STATED PROBLEM -> Scan the data for "diagram" and copy the lines it appears in.

□ □ □ □ □ □ □

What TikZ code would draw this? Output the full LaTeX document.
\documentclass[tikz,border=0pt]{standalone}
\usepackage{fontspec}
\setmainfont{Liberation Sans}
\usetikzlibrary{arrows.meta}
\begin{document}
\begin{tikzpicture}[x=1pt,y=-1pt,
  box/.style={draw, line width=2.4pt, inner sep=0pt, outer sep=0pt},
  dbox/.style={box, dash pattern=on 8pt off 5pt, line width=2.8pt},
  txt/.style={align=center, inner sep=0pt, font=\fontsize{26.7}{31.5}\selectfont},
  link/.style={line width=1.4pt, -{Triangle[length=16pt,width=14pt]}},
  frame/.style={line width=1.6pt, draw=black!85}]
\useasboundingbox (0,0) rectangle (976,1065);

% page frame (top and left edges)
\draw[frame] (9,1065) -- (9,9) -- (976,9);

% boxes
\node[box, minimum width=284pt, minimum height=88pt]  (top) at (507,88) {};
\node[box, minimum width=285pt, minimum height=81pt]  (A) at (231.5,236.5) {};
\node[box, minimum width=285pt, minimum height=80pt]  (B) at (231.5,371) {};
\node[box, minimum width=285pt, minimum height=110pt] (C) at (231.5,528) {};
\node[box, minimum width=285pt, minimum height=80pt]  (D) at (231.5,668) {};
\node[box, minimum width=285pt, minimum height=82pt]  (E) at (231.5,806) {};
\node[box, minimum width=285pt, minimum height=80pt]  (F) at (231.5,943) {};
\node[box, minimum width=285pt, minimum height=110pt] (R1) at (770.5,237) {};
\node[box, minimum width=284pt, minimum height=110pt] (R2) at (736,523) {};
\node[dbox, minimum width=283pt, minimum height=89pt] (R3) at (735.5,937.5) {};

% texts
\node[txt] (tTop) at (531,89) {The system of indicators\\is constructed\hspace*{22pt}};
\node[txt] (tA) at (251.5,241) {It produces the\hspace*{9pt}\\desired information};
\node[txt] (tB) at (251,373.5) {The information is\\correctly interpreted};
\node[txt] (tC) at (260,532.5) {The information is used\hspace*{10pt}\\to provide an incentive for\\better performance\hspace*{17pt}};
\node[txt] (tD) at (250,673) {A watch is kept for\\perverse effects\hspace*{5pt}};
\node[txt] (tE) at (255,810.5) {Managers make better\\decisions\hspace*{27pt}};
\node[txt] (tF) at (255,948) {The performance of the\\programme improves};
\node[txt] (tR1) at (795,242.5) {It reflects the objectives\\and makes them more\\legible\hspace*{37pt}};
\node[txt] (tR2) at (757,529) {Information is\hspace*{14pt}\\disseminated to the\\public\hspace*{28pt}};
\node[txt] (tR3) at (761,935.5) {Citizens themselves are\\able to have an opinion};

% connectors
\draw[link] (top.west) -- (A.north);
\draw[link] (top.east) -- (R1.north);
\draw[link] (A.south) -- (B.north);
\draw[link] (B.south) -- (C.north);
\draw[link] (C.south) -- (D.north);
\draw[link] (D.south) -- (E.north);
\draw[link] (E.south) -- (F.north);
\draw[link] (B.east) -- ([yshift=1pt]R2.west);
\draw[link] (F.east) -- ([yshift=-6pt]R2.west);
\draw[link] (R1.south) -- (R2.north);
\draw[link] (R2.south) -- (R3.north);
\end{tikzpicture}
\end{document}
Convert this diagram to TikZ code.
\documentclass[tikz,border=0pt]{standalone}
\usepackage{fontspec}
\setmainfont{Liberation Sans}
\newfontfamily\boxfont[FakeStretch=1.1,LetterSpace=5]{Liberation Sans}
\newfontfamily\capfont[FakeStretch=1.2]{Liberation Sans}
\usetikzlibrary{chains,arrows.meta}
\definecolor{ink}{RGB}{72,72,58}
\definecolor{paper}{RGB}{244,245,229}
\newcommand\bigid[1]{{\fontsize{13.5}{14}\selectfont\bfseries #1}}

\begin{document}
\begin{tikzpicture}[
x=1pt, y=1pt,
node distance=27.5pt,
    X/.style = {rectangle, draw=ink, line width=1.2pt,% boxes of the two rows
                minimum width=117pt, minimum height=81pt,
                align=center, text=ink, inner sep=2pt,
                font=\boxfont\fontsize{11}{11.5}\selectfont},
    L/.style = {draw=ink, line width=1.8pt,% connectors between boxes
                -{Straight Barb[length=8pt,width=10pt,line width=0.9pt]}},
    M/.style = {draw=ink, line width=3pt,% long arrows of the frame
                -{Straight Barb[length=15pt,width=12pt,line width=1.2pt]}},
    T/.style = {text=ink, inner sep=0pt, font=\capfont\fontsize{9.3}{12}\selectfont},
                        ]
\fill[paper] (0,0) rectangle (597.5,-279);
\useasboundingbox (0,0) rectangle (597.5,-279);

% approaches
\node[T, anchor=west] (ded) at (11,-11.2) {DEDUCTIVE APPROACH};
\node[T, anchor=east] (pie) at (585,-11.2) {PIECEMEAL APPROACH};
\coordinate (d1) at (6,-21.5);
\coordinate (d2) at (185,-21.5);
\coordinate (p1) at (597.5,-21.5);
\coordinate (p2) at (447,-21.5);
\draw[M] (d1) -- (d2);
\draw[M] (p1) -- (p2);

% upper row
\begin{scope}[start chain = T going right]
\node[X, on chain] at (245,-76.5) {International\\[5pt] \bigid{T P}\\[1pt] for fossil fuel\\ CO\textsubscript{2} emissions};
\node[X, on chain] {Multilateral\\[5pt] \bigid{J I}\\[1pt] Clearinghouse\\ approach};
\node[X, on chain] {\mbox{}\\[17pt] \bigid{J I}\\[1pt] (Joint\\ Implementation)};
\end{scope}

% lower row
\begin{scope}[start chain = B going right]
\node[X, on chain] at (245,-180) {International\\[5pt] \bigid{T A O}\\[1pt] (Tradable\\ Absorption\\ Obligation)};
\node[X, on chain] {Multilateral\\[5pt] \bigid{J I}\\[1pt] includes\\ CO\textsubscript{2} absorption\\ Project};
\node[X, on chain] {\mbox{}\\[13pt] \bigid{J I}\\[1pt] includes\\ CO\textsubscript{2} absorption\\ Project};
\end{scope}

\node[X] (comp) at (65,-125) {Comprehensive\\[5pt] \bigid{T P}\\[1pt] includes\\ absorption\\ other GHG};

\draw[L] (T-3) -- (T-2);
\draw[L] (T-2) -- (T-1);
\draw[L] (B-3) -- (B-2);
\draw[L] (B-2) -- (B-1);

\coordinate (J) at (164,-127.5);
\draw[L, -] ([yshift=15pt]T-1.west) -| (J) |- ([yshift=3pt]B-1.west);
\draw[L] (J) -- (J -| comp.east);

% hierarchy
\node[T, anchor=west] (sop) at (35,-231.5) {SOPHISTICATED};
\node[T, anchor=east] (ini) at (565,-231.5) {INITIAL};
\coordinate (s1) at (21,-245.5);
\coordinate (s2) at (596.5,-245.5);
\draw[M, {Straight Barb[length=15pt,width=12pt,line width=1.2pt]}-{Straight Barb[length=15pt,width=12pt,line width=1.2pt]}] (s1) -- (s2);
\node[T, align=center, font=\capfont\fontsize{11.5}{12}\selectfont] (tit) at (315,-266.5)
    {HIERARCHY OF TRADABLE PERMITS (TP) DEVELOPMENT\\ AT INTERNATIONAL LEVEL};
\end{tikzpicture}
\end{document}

□ □ □ □ □ □ □

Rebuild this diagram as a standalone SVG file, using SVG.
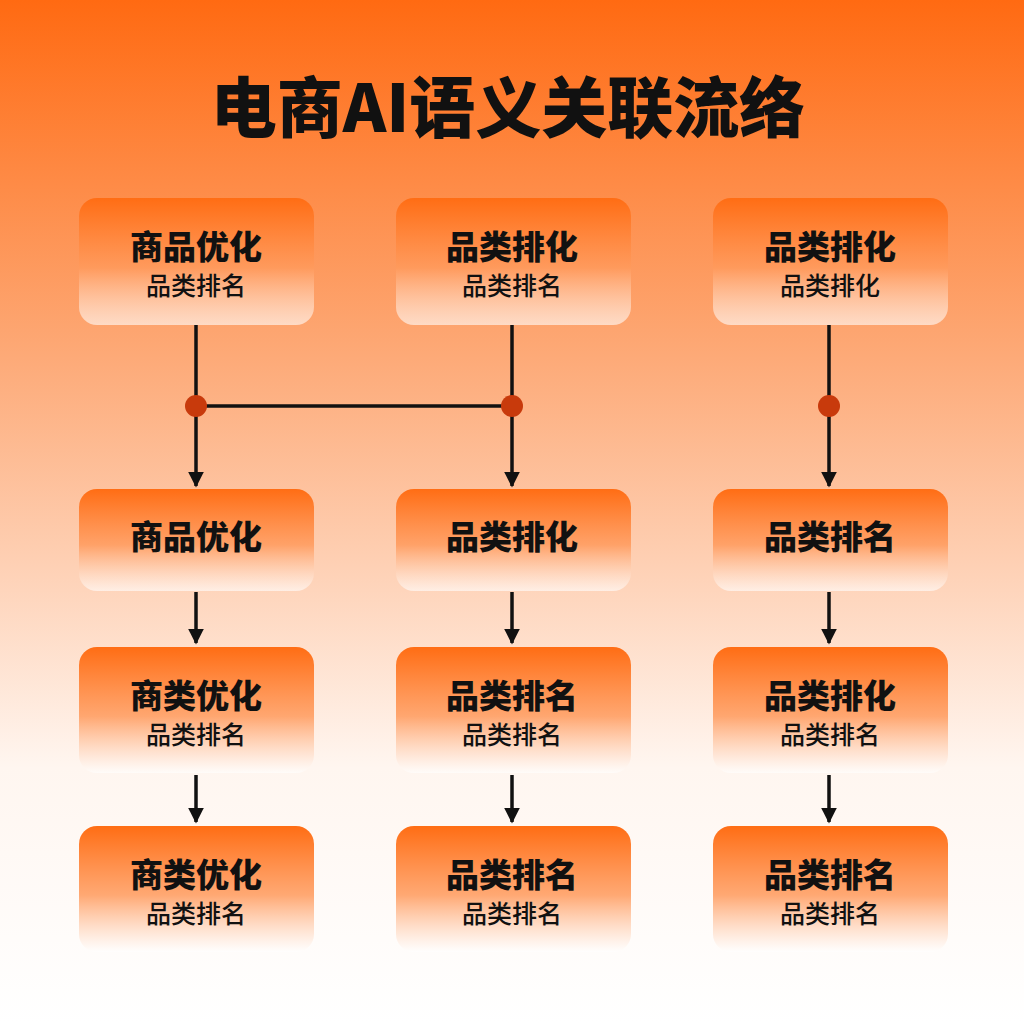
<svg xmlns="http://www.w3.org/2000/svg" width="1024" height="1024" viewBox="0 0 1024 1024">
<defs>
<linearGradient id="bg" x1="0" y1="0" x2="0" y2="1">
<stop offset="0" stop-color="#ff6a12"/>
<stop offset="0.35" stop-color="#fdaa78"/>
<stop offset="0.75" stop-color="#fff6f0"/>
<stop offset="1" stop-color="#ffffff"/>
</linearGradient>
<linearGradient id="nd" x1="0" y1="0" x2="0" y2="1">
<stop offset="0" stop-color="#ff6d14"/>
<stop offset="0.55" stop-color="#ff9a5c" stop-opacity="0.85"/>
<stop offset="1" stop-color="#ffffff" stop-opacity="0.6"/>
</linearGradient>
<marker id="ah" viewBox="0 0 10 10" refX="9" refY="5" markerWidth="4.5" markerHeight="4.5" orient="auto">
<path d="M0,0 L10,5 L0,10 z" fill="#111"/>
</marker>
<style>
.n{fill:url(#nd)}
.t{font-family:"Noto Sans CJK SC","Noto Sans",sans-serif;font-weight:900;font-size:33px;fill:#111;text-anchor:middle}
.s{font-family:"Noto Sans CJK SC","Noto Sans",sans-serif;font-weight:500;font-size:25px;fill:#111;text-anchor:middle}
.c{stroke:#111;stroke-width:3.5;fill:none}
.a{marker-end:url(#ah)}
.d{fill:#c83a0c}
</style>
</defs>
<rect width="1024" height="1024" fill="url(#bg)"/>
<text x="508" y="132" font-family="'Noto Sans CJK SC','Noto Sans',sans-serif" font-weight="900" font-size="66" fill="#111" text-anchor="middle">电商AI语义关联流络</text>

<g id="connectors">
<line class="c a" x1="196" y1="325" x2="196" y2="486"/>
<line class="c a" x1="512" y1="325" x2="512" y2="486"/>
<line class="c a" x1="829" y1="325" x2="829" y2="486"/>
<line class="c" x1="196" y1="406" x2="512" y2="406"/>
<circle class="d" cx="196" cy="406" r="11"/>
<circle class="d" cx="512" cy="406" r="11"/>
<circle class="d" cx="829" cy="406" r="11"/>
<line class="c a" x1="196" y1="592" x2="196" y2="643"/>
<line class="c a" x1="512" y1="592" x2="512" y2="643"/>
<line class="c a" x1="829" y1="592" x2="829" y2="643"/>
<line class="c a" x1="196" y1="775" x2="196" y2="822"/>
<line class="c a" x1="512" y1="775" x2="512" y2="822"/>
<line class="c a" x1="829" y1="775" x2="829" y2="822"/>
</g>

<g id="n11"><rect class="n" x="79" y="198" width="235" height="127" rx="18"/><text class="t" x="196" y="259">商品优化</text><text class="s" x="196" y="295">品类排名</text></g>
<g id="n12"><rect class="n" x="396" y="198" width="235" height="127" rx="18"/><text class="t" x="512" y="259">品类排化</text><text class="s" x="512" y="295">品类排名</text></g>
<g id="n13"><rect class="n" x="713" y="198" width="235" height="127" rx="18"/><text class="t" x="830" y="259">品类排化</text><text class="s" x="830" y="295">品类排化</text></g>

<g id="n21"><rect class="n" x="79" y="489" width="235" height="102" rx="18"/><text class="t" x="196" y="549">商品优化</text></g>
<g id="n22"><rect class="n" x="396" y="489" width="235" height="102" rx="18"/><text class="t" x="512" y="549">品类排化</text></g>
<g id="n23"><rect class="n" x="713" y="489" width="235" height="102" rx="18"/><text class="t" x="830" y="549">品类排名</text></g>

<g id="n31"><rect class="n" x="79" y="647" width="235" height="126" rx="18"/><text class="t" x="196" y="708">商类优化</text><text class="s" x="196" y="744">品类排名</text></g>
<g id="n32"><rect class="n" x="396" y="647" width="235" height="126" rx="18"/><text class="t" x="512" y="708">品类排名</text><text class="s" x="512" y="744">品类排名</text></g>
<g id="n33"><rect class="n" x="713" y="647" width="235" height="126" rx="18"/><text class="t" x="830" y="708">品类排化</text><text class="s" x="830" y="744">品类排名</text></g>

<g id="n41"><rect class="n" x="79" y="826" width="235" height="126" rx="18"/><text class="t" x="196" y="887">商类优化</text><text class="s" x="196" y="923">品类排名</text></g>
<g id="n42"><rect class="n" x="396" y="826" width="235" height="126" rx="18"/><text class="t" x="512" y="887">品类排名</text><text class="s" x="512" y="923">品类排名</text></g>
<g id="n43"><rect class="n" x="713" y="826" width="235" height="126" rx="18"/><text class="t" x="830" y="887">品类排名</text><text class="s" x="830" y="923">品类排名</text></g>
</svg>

□ □ □ □ □ □ □

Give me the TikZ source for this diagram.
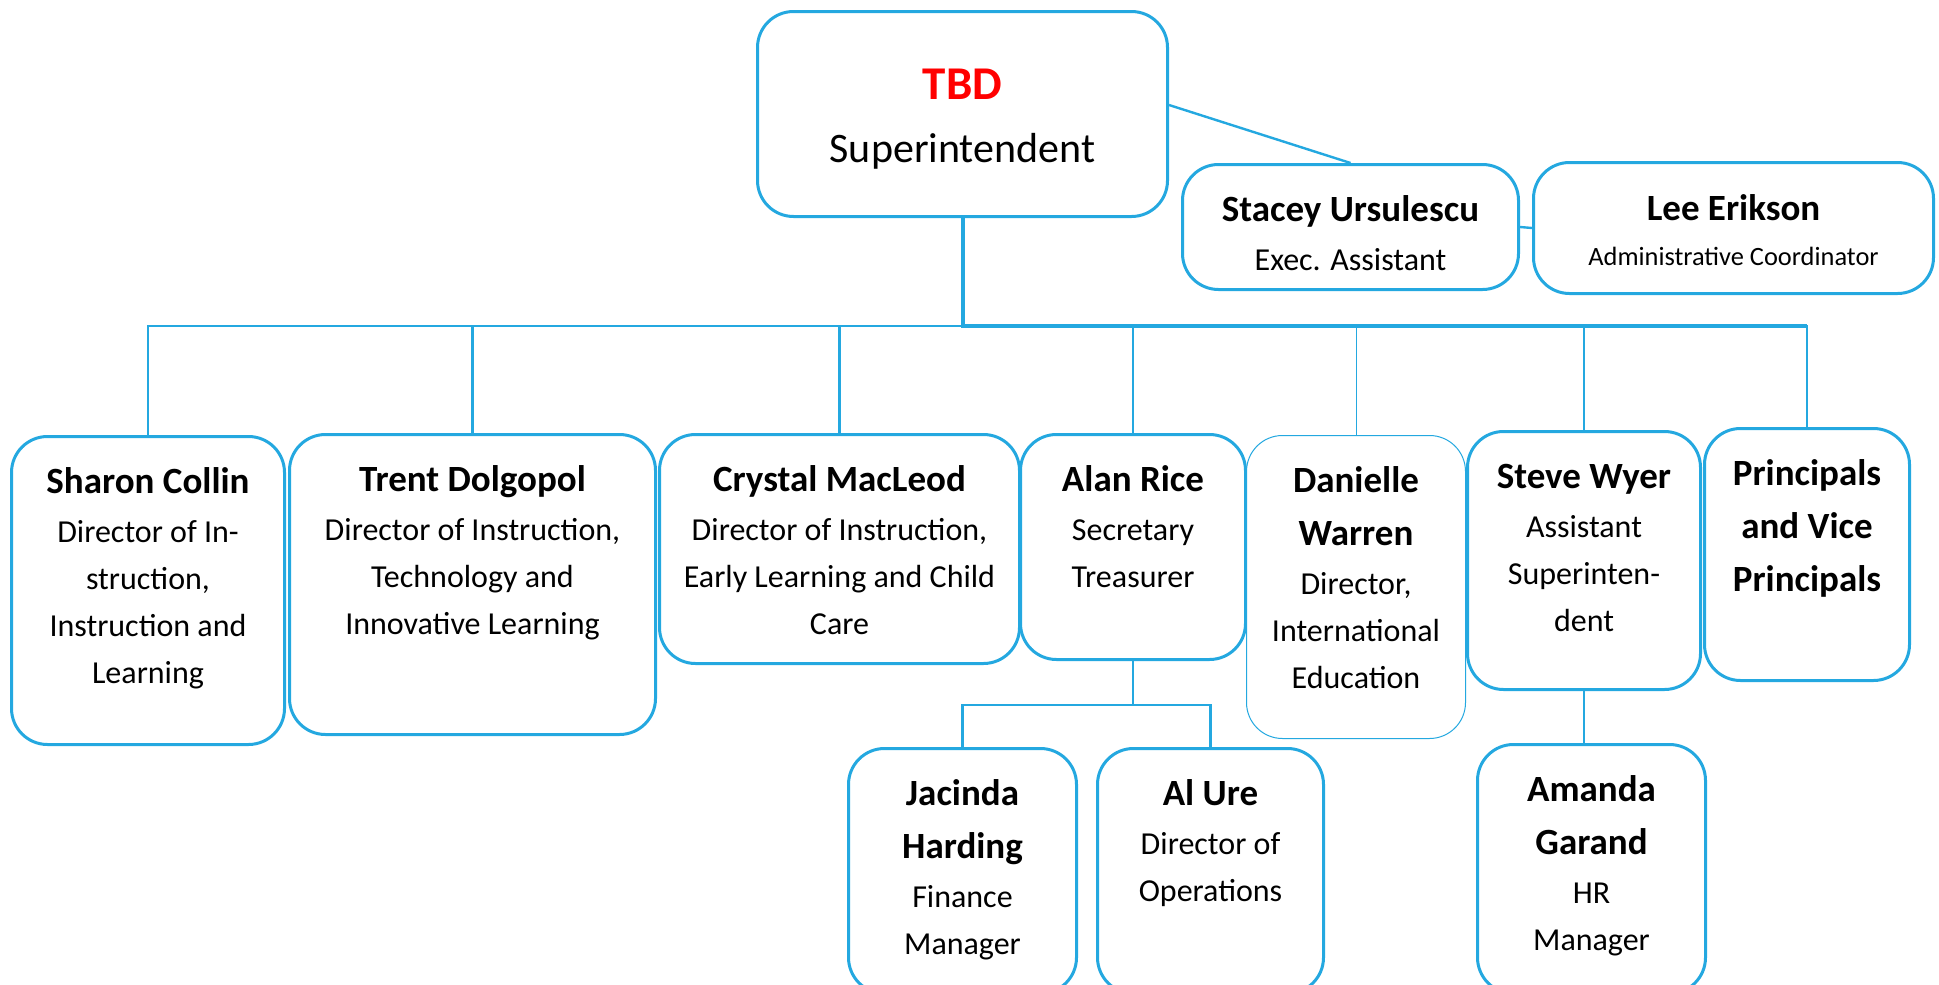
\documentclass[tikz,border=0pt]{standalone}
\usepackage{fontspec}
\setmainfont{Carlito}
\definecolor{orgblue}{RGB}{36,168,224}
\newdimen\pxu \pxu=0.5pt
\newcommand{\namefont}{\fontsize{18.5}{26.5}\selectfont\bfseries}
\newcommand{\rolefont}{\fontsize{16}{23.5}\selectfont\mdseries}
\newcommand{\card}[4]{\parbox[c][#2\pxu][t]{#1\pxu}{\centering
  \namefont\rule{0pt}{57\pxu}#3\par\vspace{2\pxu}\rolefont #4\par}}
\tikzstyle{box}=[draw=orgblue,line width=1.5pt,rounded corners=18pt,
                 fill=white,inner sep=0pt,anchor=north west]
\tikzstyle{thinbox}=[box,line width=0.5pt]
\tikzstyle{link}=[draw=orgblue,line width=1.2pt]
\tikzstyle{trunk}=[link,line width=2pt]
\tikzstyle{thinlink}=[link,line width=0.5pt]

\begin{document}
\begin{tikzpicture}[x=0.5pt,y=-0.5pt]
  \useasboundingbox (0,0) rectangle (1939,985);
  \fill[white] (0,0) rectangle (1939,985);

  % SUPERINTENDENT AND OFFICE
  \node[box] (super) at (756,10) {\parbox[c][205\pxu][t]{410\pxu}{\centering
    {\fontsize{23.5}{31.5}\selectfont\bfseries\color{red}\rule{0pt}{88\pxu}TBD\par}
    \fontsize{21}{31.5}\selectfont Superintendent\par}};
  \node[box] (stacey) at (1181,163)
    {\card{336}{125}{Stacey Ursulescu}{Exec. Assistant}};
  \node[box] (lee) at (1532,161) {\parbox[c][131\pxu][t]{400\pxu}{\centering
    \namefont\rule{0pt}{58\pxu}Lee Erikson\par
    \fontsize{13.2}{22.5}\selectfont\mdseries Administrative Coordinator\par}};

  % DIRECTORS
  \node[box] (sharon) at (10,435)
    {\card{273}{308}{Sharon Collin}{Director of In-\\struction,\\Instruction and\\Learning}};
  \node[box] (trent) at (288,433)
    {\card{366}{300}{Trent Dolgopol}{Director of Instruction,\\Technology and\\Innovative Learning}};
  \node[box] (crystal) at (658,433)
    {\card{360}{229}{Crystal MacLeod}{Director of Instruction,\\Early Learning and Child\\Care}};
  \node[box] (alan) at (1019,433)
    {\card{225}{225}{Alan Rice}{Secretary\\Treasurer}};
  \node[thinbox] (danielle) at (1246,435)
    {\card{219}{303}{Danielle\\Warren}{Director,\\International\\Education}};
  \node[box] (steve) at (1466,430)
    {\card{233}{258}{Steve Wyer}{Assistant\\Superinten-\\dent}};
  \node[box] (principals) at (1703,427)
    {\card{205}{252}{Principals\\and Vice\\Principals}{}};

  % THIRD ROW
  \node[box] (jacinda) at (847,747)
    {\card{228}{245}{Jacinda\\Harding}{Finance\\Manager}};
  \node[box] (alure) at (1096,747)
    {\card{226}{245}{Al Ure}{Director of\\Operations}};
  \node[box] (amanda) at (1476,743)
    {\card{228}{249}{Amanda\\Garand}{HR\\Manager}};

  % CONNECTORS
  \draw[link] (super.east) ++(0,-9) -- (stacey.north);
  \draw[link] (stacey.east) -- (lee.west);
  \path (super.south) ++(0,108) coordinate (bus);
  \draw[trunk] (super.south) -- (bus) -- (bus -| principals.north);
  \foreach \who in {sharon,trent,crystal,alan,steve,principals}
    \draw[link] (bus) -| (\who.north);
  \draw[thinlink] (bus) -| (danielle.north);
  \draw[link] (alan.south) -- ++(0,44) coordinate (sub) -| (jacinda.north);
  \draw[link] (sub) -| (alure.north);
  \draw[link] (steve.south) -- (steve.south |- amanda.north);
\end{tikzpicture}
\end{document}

□ □ □ □ □ □ □

WRITTEN REPLY ->
Convert this diagram to TikZ code.
Rebuild this diagram as a standalone SVG file, using SVG.
Give me the TikZ source for this diagram.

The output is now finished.